Samir Patel of Archaeology Magazine writes a report on how the Romans might have designed their transportation network:
… Physarum polycephalum, consists of a single large membrane around many cell nuclei, and has drawn the attention of a wide range of scientists because of its uncanny ability to solve almost impossibly complex computational problems.
It’s a fascinating sentence: impossibly complex recalls a previous discussion of free will. If a problem not solvable through mathematics is solvable through some other means, what does this say about the strictly mechanistic view of the universe when mathematics cannot resolve problems directly resolved by the Universe? Does the slime mold prove free will? Well, as usual I’m probably a little too far out on a limb here, but I do find the idea of a slime mold solving difficult computational problems to be fascinating. It’s difficult to make a brain think in new ways, but perhaps the visual image of a slime mold solving problems may spark new ways of thinking about certain classes of problems.

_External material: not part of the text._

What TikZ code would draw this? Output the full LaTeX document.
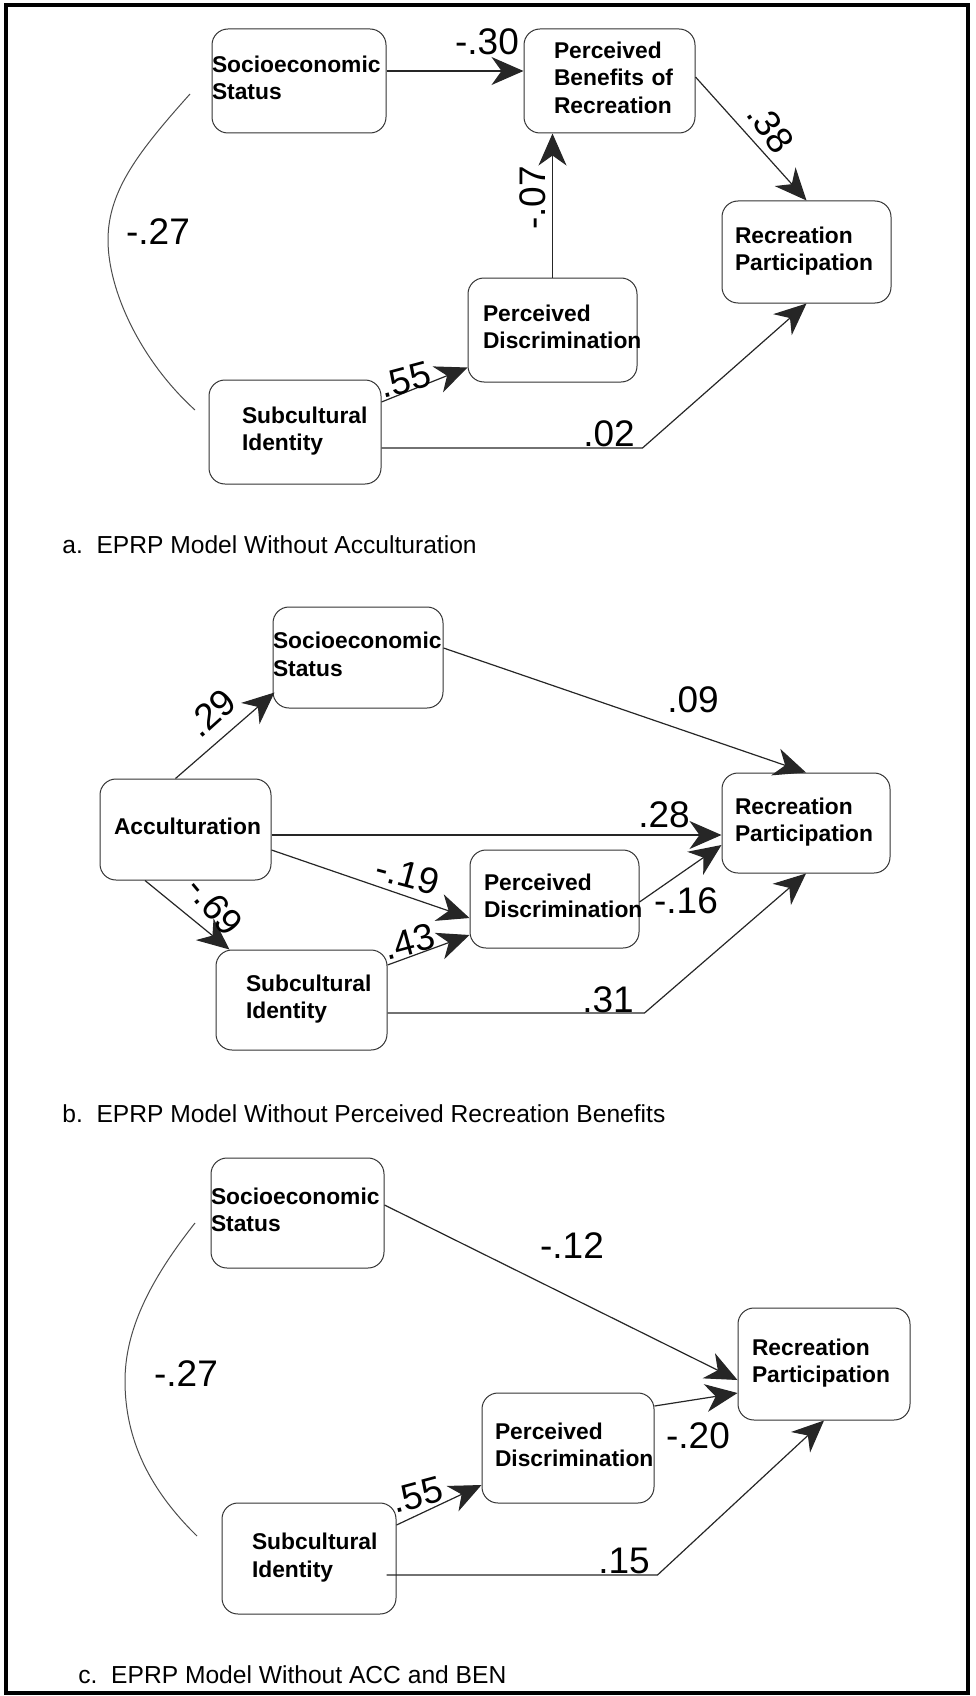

Through rhythmic contractions of its membrane, called shuttle streaming, the slime mold grows out in search of food. If you put a P. polycephalum into a maze with two food sources in it, over a few days the organism will grow toward the food sources and retract from everywhere else except the shortest path between them. Mathematicians and network analysts call this the “shortest path problem.” When presented with additional food sources, the slime mold forms ever more complex and efficient networks. These “Physarum machines,” as they are known, may help in the understanding of communication, road, and transport networks, which also, over time, come to balance complexity and efficiency.
The new study applied the power of a Physarum machine (and a computer program that simulates its behavior) to landscape-scale archaeology, specifically Roman roads in the Balkans. Researchers placed a P. polycephalum in a petri dish containing 17 little bits of food representing 17 urban centers in the Balkans from the Roman imperial period. The slime mold “imitated rather spectacularly the two main military roads of the area, the Via Egnatia [across Macedonia] and the Via Diagonalis [from central Europe to Constantinople],” says archaeologist Vasilis Evangelidis of the Hellenic Ministry of Education. This was a test case, but future experiments with P. polycephalum might reveal previously unobserved patterns in complex networks of human settlement, trade, and migration.
I wonder if, and how, they simulated geographical features as well.